> [Data for this exercise]:
################

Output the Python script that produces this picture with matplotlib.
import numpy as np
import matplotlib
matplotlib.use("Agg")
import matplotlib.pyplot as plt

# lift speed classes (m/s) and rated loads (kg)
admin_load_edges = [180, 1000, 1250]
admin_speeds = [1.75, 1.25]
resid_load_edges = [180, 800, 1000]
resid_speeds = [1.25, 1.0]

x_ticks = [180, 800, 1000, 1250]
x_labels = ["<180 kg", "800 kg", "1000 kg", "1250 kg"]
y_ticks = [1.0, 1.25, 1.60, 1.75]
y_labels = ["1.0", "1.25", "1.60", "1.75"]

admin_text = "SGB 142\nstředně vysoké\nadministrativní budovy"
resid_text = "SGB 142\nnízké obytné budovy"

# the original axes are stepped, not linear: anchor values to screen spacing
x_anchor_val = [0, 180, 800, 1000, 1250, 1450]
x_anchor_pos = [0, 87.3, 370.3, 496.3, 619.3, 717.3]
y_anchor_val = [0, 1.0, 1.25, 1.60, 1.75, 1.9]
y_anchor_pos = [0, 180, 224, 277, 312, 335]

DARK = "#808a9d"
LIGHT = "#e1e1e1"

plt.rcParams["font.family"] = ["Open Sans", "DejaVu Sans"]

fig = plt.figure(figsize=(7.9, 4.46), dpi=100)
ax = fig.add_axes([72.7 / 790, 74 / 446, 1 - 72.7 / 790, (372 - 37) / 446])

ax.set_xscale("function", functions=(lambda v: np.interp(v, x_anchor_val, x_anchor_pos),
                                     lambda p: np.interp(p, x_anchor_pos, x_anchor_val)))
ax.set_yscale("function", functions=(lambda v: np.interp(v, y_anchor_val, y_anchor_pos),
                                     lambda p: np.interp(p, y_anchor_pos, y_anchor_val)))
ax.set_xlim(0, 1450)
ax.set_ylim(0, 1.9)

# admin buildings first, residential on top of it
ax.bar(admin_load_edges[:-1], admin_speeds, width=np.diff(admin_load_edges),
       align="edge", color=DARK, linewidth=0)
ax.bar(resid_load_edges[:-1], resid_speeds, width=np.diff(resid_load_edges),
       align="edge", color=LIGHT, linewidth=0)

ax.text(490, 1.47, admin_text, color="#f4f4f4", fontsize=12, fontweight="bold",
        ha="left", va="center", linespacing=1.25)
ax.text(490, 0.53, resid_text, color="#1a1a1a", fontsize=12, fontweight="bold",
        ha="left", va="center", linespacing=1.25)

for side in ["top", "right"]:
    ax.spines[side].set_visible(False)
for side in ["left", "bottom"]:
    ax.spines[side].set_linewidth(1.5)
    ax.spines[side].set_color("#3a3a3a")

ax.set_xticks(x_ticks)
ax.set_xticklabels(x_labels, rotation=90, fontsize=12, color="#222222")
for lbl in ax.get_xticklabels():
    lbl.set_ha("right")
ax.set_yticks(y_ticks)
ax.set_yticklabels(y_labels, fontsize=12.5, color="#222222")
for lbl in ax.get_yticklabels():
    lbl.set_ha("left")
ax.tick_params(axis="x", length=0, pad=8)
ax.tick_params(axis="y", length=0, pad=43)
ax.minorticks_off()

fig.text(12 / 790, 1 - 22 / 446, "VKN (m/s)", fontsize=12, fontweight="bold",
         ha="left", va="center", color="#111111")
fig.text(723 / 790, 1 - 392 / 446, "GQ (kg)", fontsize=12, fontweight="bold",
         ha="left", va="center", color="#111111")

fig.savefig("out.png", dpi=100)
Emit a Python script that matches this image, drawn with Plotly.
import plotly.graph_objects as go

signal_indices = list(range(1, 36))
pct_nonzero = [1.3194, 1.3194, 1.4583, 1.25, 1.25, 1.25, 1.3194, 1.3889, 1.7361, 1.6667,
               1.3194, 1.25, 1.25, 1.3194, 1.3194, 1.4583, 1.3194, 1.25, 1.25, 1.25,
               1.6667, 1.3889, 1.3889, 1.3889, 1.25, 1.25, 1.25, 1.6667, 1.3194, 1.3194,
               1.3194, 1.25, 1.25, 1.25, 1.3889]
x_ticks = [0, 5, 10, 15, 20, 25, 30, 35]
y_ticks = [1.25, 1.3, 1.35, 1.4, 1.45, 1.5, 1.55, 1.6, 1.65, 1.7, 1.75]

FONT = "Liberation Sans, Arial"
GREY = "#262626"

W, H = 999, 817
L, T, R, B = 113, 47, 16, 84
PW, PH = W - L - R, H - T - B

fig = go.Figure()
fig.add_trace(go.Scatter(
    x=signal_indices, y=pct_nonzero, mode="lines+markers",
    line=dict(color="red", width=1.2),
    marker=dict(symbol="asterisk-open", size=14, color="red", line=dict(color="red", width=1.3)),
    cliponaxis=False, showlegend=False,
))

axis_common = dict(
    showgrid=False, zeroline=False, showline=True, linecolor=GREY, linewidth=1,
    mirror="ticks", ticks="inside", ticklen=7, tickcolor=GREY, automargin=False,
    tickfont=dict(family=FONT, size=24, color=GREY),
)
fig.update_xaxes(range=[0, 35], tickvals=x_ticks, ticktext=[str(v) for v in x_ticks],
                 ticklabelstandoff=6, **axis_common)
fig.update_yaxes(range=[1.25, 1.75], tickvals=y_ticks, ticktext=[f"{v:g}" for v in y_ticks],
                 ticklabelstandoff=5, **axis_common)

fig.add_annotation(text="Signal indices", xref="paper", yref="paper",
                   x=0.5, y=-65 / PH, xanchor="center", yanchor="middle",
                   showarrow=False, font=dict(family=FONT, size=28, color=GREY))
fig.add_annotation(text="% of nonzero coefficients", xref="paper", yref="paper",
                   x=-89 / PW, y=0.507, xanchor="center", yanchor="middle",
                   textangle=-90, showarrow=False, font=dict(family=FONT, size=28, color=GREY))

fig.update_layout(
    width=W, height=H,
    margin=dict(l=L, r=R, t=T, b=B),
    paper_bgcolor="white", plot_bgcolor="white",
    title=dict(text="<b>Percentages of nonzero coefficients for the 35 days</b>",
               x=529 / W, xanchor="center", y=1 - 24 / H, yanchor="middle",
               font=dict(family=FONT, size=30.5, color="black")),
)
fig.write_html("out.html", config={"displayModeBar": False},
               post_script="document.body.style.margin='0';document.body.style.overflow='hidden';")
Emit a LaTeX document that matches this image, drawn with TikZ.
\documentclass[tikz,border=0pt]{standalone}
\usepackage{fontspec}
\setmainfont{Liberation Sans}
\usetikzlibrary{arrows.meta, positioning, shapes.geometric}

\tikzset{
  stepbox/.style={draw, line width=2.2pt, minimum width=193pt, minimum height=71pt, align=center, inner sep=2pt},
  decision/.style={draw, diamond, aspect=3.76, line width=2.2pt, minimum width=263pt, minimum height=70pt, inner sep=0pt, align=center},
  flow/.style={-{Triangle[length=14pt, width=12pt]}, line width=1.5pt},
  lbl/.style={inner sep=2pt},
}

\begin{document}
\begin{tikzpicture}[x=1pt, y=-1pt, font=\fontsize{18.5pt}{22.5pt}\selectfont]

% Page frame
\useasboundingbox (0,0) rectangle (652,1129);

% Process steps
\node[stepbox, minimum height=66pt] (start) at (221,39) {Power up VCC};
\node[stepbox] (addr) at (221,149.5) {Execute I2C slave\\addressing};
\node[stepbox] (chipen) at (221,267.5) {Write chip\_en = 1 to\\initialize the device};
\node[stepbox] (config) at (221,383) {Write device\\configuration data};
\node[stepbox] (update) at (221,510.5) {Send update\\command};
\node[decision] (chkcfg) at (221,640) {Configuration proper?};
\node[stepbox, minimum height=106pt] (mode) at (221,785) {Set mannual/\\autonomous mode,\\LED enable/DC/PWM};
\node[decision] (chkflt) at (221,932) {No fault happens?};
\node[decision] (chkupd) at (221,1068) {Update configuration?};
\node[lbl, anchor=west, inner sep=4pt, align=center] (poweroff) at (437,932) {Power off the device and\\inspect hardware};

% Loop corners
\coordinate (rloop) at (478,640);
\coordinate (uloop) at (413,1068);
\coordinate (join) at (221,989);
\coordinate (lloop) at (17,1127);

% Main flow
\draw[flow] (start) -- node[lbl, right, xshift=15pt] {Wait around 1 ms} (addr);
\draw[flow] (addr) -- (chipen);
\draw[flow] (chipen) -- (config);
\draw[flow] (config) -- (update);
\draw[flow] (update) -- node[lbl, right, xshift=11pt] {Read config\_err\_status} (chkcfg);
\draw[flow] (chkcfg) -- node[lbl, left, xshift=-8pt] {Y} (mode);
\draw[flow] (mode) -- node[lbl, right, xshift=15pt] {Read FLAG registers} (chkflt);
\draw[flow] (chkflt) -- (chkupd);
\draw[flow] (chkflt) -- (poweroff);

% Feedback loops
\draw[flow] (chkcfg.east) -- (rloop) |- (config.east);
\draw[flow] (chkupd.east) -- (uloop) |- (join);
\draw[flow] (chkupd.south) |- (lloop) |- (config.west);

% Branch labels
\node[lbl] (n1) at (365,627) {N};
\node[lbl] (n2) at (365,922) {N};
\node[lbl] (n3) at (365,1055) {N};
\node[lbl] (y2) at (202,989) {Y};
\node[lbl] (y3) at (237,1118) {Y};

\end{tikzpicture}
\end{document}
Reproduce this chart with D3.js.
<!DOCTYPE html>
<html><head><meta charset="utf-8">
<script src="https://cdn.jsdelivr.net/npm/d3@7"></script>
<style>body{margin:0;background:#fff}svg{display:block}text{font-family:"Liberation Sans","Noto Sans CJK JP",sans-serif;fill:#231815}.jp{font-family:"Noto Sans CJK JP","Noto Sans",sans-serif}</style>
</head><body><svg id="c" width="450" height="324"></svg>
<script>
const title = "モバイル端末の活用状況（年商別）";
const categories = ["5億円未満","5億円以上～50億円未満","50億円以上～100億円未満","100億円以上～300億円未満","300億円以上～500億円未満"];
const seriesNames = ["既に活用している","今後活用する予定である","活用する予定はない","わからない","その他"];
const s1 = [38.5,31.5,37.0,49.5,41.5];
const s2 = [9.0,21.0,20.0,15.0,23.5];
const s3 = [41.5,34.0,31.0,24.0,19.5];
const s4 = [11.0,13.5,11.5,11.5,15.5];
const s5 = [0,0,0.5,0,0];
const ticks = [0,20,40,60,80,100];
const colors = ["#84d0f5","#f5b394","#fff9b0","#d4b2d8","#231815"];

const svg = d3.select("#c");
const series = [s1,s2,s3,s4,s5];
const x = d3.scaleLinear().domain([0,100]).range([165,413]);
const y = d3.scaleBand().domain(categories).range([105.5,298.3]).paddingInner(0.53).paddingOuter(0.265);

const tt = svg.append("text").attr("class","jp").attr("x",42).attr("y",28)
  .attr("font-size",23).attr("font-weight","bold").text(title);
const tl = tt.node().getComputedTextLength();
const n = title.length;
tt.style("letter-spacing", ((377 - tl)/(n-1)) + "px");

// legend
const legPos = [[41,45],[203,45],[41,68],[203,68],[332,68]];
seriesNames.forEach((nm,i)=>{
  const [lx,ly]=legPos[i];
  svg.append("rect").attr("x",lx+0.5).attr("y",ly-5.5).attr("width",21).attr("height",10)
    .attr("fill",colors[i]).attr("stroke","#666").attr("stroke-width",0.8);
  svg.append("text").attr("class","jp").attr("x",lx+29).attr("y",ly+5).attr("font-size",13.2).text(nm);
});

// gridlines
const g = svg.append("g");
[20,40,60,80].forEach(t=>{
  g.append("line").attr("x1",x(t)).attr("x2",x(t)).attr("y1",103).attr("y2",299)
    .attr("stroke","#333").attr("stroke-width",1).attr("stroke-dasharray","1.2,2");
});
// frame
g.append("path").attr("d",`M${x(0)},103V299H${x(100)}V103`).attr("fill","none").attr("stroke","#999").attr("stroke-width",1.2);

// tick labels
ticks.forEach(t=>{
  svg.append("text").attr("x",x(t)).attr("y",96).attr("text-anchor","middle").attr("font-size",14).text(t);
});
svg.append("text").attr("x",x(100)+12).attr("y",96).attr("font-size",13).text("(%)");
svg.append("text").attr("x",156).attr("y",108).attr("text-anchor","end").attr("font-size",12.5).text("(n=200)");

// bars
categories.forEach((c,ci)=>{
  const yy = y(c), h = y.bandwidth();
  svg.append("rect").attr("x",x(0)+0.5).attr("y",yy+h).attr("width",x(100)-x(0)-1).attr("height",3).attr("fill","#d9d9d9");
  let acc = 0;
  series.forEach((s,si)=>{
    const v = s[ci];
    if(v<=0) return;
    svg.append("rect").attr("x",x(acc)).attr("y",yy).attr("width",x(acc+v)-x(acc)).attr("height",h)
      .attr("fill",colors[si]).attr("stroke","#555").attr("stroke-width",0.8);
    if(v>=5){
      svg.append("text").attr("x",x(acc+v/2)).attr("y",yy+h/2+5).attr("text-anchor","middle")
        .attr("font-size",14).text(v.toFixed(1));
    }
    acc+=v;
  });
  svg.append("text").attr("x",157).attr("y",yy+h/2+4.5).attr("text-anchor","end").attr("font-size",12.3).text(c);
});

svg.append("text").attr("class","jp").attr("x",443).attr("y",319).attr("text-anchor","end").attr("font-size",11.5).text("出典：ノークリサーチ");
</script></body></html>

################

Please repeat word for word the lines above that run from the beginning through the line containing "import matplotlib.pyplot as plt", keeping both the first and that last line.

Output the Python script that produces this picture with matplotlib.
import numpy as np
import matplotlib
matplotlib.use("Agg")
import matplotlib.pyplot as plt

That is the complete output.